Chief Ramsey told us that presently the MPD's system would be networked with the camera systems in the public schools and the METRO system. The department expects to have linkages to cameras used for traffic control, and to place cameras in areas such as Georgetown and crime-infested neighborhoods. Thus the disconnect between what we saw at police headquarters on February 19th and the WSJ's report comes down to what capabilities are planned for the District's system.
Presumably, one reason that the police department has proceeded with its camera surveillance system without consulting the Council or the public is that what it is now doing arguably does not violate any law. Since there is only visual surveillance and not monitoring of sound, the protections against wiretapping do not come into play. Further, courts have held that there is a diminished expectation of privacy when one is in public places. From this, it is inferred that camera surveillance on the street does not violate any constitutional right of privacy. But however the courts ultimately decide this question, the legal answer is not a sufficient answer.
Citizens have every right to determine to what extent they should be required to give up their privacy when outside of their homes. The District is a wonderful city because here we have a right to be anonymous and not to be observed by the government. If you want to have pink and gray hair, this is a place where you can be whoever you are. The MPD assumed it had "permission" to establish a camera surveillance system without consulting the Council and the public, when it did not. Lest there be any doubt on this score, consider the reaction of Representative Constance Morella, Chair of the House Government Reform subcommittee on the District. Announcing that she would call a hearing, she expressed "concern that the pendulum between security and privacy is beginning to swing too far in one direction. These surveillance programs are advancing without the appropriate and necessary public debate about their consequences." I would also invite your attention to William Safire's piece in the February 18th edition of the New York Times, which I am attaching.
Proponents of camera surveillance systems begin with the assumption that these systems are effective in fighting crime. But consider the experience of Oakland, California. For three years, the police department advocated the use of surveillance cameras in public places. The department had technology that could read the fine print on a flyer from hundreds of yards away, and that could recognize a license place or a face from more than a mile away.

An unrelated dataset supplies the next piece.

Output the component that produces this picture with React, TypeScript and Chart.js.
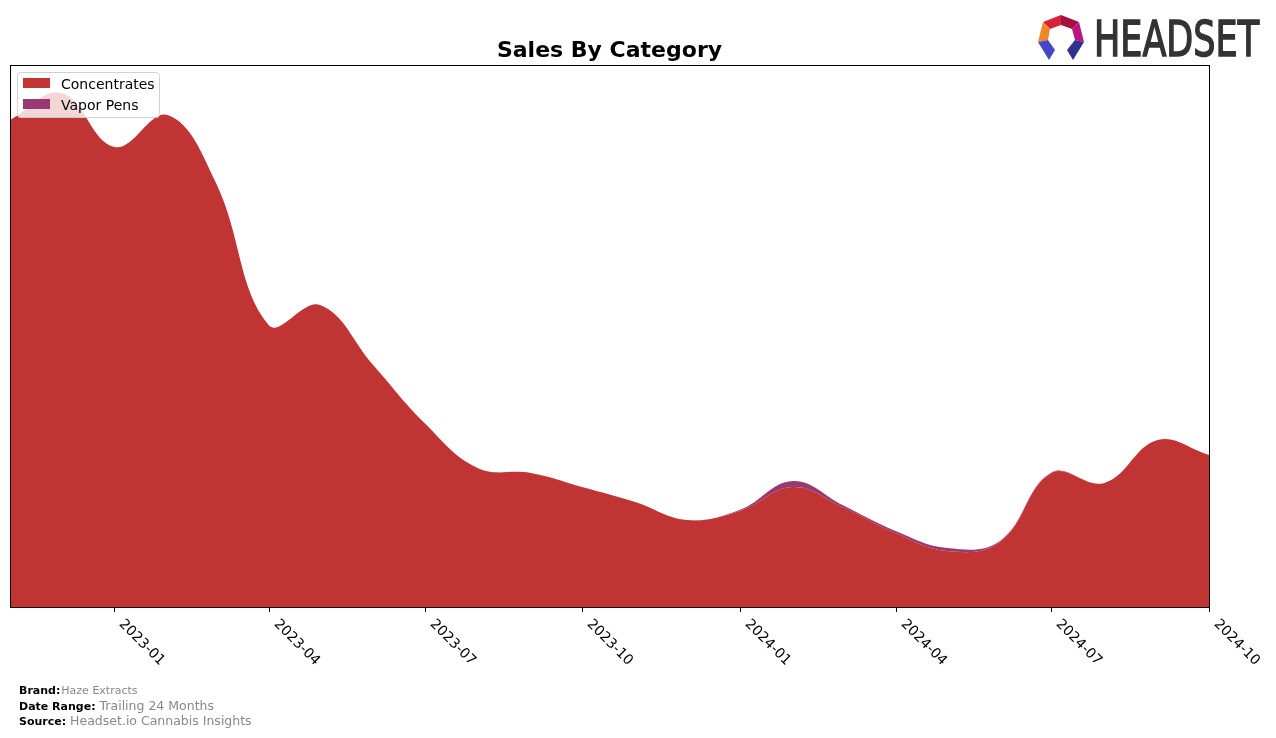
import React, { useEffect, useRef } from "react";
import { Chart, registerables } from "chart.js";

Chart.register(...registerables);

const MONTHS = [
  "2022-11", "2022-12", "2023-01", "2023-02", "2023-03", "2023-04",
  "2023-05", "2023-06", "2023-07", "2023-08", "2023-09", "2023-10",
  "2023-11", "2023-12", "2024-01", "2024-02", "2024-03", "2024-04",
  "2024-05", "2024-06", "2024-07", "2024-08", "2024-09", "2024-10",
];
const CONCENTRATES = [
  487, 514, 460, 492, 425, 282,
  302, 242, 184, 139, 134, 120,
  105, 87, 96, 120, 100, 74,
  56, 65, 134, 124, 167, 152,
];
const VAPOR_PENS = [
  0, 0, 0, 0, 0, 0,
  0, 0, 0, 0, 0, 0,
  0, 0, 1, 6, 2, 2,
  3, 1, 0.5, 0, 0, 0,
];
const TICK_LABELS = ["2023-01", "2023-04", "2023-07", "2023-10", "2024-01", "2024-04", "2024-07", "2024-10"];
const SERIES_NAMES = ["Concentrates", "Vapor Pens"];
const SERIES_COLORS = ["#c03434", "#993871"];

const FONT = "'DejaVu Sans', sans-serif";

function dayOffset(label: string): number {
  const [y, m] = label.split("-").map(Number);
  const [y0, m0] = MONTHS[0].split("-").map(Number);
  return (Date.UTC(y, m - 1, 1) - Date.UTC(y0, m0 - 1, 1)) / 86400000;
}

const overlayPlugin = {
  id: "overlay",
  afterDraw(chart: any) {
    const ctx: CanvasRenderingContext2D = chart.ctx;
    const { left, right, top, bottom } = chart.chartArea;
    const xs = chart.scales.x;
    ctx.save();

    // frame
    ctx.strokeStyle = "#000";
    ctx.lineWidth = 1;
    ctx.strokeRect(Math.round(left) + 0.5, Math.round(top) + 0.5, Math.round(right - left), Math.round(bottom - top));

    // ticks and rotated labels
    ctx.font = `14px ${FONT}`;
    ctx.fillStyle = "#000";
    ctx.textAlign = "left";
    ctx.textBaseline = "top";
    TICK_LABELS.forEach((lab) => {
      const px = Math.round(xs.getPixelForValue(dayOffset(lab)));
      ctx.beginPath();
      ctx.moveTo(px + 0.5, bottom);
      ctx.lineTo(px + 0.5, bottom + 5);
      ctx.stroke();
      ctx.save();
      ctx.translate(px + 12, bottom + 10);
      ctx.rotate(Math.PI / 4);
      ctx.fillText(lab, 0, 0);
      ctx.restore();
    });

    // title
    ctx.font = `bold 22px ${FONT}`;
    ctx.textAlign = "center";
    ctx.textBaseline = "alphabetic";
    ctx.fillText("Sales By Category", (left + right) / 2, 57);

    // legend
    ctx.beginPath();
    (ctx as any).roundRect(17.5, 72.5, 142, 45, 3);
    ctx.fillStyle = "rgba(255,255,255,0.8)";
    ctx.fill();
    ctx.strokeStyle = "rgba(204,204,204,0.9)";
    ctx.stroke();
    ctx.font = `14px ${FONT}`;
    ctx.textAlign = "left";
    ctx.textBaseline = "middle";
    SERIES_NAMES.forEach((name, i) => {
      const cy = 83 + i * 21;
      ctx.fillStyle = SERIES_COLORS[i];
      ctx.fillRect(23, cy - 5, 27, 10);
      ctx.fillStyle = "#000";
      ctx.fillText(name, 61, cy + 2);
    });

    // footer
    const footer: [string, string, number, number][] = [
      ["Brand:", "Haze Extracts", 694, 11],
      ["Date Range:", "Trailing 24 Months", 710, 12.5],
      ["Source:", "Headset.io Cannabis Insights", 725, 12.5],
    ];
    ctx.textBaseline = "alphabetic";
    footer.forEach(([b, v, y, vs]) => {
      ctx.font = `bold 11px ${FONT}`;
      ctx.fillStyle = "#000";
      ctx.fillText(b, 19, y);
      const w = ctx.measureText(b).width;
      ctx.font = `${vs}px ${FONT}`;
      ctx.fillStyle = "#888";
      ctx.fillText(v, 19 + w + (b === "Brand:" ? 1 : 4), y);
    });

    // logo icon
    const poly = (pts: number[][], color: string) => {
      ctx.beginPath();
      ctx.moveTo(pts[0][0], pts[0][1]);
      for (let i = 1; i < pts.length; i++) ctx.lineTo(pts[i][0], pts[i][1]);
      ctx.closePath();
      ctx.fillStyle = color;
      ctx.fill();
    };
    poly([[1043, 22], [1061, 15], [1061, 25], [1050, 29]], "#d8203a");
    poly([[1061, 15], [1079, 22], [1072, 29], [1061, 25]], "#a3123f");
    poly([[1079, 22], [1084, 42], [1075, 40], [1072, 29]], "#b8177d");
    poly([[1043, 22], [1050, 29], [1048, 40], [1038, 42]], "#f0862a");
    poly([[1038, 42], [1048, 40], [1055, 50], [1049, 60]], "#4446c4");
    poly([[1084, 42], [1075, 40], [1067, 50], [1073, 60]], "#30308f");

    // logo text
    ctx.font = `50px ${FONT}`;
    ctx.fillStyle = "#333";
    ctx.strokeStyle = "#333";
    ctx.lineWidth = 1.6;
    ctx.textAlign = "left";
    ctx.textBaseline = "alphabetic";
    const tw = ctx.measureText("HEADSET").width;
    ctx.save();
    ctx.translate(1094, 56);
    ctx.scale(165 / tw, 1);
    ctx.fillText("HEADSET", 0, 0);
    ctx.strokeText("HEADSET", 0, 0);
    ctx.restore();

    ctx.restore();
  },
};

export default function App() {
  const ref = useRef<HTMLCanvasElement | null>(null);
  useEffect(() => {
    if (!ref.current) return;
    const xVals = MONTHS.map(dayOffset);
    const chart = new Chart(ref.current, {
      type: "line",
      data: {
        datasets: [
          {
            label: SERIES_NAMES[0],
            data: CONCENTRATES.map((v, i) => ({ x: xVals[i], y: v })),
            backgroundColor: SERIES_COLORS[0],
            borderColor: SERIES_COLORS[0],
            borderWidth: 0,
            pointRadius: 0,
            fill: "origin",
            tension: 0.4,
          },
          {
            label: SERIES_NAMES[1],
            data: VAPOR_PENS.map((v, i) => ({ x: xVals[i], y: v })),
            backgroundColor: SERIES_COLORS[1],
            borderColor: SERIES_COLORS[1],
            borderWidth: 0,
            pointRadius: 0,
            fill: "-1",
            tension: 0.4,
          },
        ],
      },
      options: {
        animation: false,
        responsive: false,
        layout: { padding: { left: 10, right: 67, top: 65, bottom: 131 } },
        plugins: { legend: { display: false }, tooltip: { enabled: false }, title: { display: false } },
        scales: {
          x: { type: "linear", display: false, min: 0, max: xVals[xVals.length - 1] },
          y: { display: false, stacked: true, min: 0, max: 542 },
        },
      },
      plugins: [overlayPlugin],
    });
    return () => chart.destroy();
  }, []);
  return (
    <div style={{ position: "absolute", left: 0, top: 0, width: 1276, height: 738, background: "#fff" }}>
      <canvas ref={ref} width={1276} height={738} style={{ display: "block" }} />
    </div>
  );
}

In a report to the City Council, Chief of Police Joseph Samuels, Jr., stated that his department had hoped to be ". . . among the pioneers in the field of taped video camera surveillance" but ultimately found that ". . . there is no conclusive way to establish that the presence of video surveillance cameras resulted in the prevention or reduction of crime."
Detroit Michigan took 14 years before it decided to abandon its surveillance camera system in 1994 citing high maintenance and personnel costs and mixed results.

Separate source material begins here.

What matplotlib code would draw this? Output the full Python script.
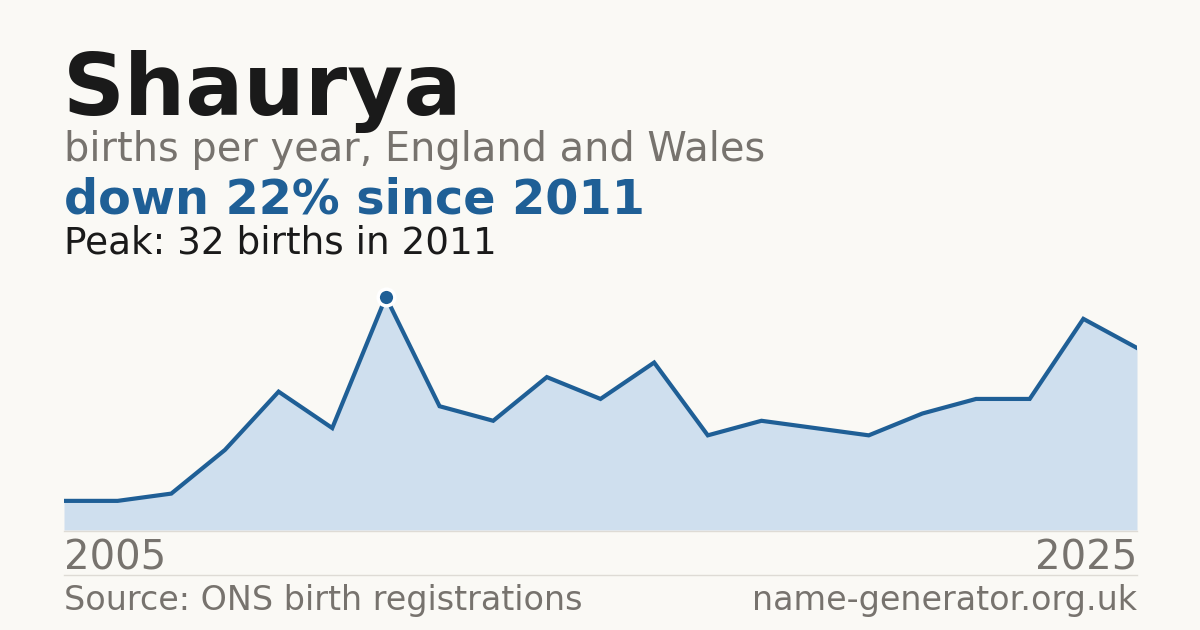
import matplotlib.pyplot as plt
import numpy as np

years = list(range(2005, 2026))
births = [4, 4, 5, 11, 19, 14, 32, 17, 15, 21, 18, 23, 13, 15, 14, 13, 16, 18, 18, 29, 25]

name = "Shaurya"
subtitle = "births per year, England and Wales"
headline = "down 22% since 2011"
peak_note = "Peak: 32 births in 2011"
source = "Source: ONS birth registrations"
site = "name-generator.org.uk"

bg = "#faf9f5"
blue = "#1f5f96"
fill = "#cfdfee"
grey = "#77736e"

W, H = 1200, 630
fig = plt.figure(figsize=(W / 100, H / 100), dpi=100, facecolor=bg)

def px(x, y):
    # pixel coords (top-left origin) -> figure fraction
    return x / W, 1 - y / H

left, right, top, bottom = 64, 1137, 297, 530
ax = fig.add_axes([left / W, 1 - bottom / H, (right - left) / W, (bottom - top) / H])
ax.set_facecolor(bg)
ax.fill_between(years, births, 0, color=fill, lw=0)
ax.plot(years, births, color=blue, lw=3.0, solid_joinstyle="miter")
peak_i = int(np.argmax(births))
ax.plot(years[peak_i], births[peak_i], "o", ms=12, color=blue, mec="white", mew=2.5, clip_on=False, zorder=5)
ax.set_xlim(years[0], years[-1])
ax.set_ylim(0, max(births))
ax.axis("off")

# base line and separator
fig.add_artist(plt.Line2D([left / W, right / W], [1 - 530.5 / H] * 2, color="#dedbd5", lw=1))
fig.add_artist(plt.Line2D([left / W, right / W], [1 - 574.5 / H] * 2, color="#dedbd5", lw=1))

fig.text(*px(63, 115), name, fontsize=62, fontweight="bold", color="#1a1a1a", va="baseline")
fig.text(*px(64, 161), subtitle, fontsize=28.7, color=grey, va="baseline")
fig.text(*px(64, 214), headline, fontsize=34.4, fontweight="bold", color=blue, va="baseline")
fig.text(*px(64, 254), peak_note, fontsize=26.9, color="#1a1a1a", va="baseline")

fig.text(*px(64, 570), str(years[0]), fontsize=28.9, color=grey, va="baseline")
fig.text(*px(1137, 570), str(years[-1]), fontsize=28.9, color=grey, va="baseline", ha="right")
fig.text(*px(64, 610), source, fontsize=24, color=grey, va="baseline")
fig.text(*px(1137, 610), site, fontsize=24, color=grey, va="baseline", ha="right")

fig.savefig("out.png", dpi=100, facecolor=bg)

A similar lesson is to be drawn from Tampa Florida's experience with facial recognition technology. In use for only several months, the city abandoned the system last August. It never correctly identified a single face in its database of suspects.
The point is that before we divert human resources and money to hi-tech systems in the name of enhancing public safety, we must be confident that there will be a real benefit. That case has yet to be made for setting up a comprehensive surveillance system for the District. It is not a foregone conclusion that the centrally managed, networked system that MPD is contemplating will reduce crime. Resources are limited. The question, as always, must be: what are the competing alternative uses for those resources. MPD has the burden of persuading the Council and the public that its camera surveillance system will diminish crime.

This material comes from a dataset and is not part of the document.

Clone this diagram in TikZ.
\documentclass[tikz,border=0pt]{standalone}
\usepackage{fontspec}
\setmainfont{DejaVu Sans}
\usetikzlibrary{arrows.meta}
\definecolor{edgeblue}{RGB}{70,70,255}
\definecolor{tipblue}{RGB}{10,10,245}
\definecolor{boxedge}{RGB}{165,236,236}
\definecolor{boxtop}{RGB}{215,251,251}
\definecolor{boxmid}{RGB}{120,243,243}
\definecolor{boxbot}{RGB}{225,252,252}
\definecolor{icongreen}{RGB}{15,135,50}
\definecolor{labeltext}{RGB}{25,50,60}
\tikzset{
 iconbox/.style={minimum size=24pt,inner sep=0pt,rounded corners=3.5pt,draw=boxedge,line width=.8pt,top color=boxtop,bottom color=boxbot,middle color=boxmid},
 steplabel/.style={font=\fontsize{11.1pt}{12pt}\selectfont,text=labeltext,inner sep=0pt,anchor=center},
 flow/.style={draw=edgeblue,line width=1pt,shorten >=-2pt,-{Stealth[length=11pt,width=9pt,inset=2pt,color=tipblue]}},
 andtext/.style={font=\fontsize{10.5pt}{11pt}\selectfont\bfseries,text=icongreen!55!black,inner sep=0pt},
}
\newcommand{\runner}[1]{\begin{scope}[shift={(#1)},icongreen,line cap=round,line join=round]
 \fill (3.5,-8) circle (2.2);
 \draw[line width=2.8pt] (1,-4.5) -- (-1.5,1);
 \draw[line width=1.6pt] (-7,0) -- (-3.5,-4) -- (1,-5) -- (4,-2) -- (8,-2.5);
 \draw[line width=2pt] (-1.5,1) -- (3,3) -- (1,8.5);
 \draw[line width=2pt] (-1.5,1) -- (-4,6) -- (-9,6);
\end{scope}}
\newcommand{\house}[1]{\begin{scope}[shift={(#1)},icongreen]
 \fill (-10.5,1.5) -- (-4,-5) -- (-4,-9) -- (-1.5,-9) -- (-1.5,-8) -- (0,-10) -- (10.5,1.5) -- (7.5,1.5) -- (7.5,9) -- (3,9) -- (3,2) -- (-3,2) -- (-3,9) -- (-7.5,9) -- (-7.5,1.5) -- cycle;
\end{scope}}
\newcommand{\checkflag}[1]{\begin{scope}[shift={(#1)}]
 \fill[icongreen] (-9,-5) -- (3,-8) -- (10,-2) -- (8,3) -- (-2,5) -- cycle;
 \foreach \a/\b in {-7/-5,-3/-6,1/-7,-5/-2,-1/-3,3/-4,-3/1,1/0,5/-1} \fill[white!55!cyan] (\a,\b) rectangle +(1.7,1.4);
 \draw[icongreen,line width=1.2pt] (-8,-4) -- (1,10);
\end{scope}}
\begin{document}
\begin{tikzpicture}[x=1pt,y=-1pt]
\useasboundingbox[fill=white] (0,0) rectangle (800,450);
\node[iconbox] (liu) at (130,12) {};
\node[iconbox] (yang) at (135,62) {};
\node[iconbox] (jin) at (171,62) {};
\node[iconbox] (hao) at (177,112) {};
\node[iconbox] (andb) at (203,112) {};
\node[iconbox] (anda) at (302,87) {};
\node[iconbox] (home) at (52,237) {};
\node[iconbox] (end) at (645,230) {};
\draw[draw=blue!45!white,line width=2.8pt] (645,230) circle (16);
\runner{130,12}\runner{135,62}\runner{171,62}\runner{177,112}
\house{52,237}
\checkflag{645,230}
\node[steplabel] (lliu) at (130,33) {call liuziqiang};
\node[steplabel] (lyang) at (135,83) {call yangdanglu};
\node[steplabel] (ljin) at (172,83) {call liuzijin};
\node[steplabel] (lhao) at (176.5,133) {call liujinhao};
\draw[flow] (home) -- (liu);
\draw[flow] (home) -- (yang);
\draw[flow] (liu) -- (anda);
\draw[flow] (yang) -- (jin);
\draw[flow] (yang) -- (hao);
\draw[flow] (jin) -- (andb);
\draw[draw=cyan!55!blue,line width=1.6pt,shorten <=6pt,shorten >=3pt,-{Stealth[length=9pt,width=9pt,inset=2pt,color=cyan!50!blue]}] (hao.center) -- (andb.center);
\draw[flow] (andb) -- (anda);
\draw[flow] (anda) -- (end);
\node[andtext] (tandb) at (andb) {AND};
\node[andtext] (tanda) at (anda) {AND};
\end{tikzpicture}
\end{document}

If the Council gives the Metropolitan Police Department permission to construct the system it contemplates, about which we obviously have great reservations, it should enact a statute comparable to the Electronic Communications Act to protect us from illegal video surveillance. Voluntary guidelines will always be weak and unenforceable.
In many ways, camera surveillance is an even more intrusive form of search than an audio wiretap. It can be used to record intimate and private conduct. Recall the case of an MPD official who used the department's license database to blackmail men visiting gay clubs. His extortion racket would have been greatly enhanced if he had a video film of the visits.
The Orwellian nightmare is not a distant fantasy. The movement to establish a standardized digital driver's license and their sale to commercial entities could create a huge database that could feed into computerized facial recognition systems.
We understand that the police department is moving to set up a procedure to record racial and ethnic data at traffic stops to determine if officers are engaging in wrongful profiling. Camera surveillance systems can be used for the same illegitimate purpose. In Brooklyn New York as elsewhere, police officers were caught using their zoom lenses to leer at women on the street.
At our meeting on February 19th, Chief Ramsey promised that within 30 days he would share with community organizations such as the ACLU a draft of regulations to control the use and prevent the abuse of the surveillance camera system. We urge the Judiciary Committee to convene a hearing so that others and we can provide our analysis of the proposed regulations. While this should have been done before the surveillance camera system was launched, late is better than never.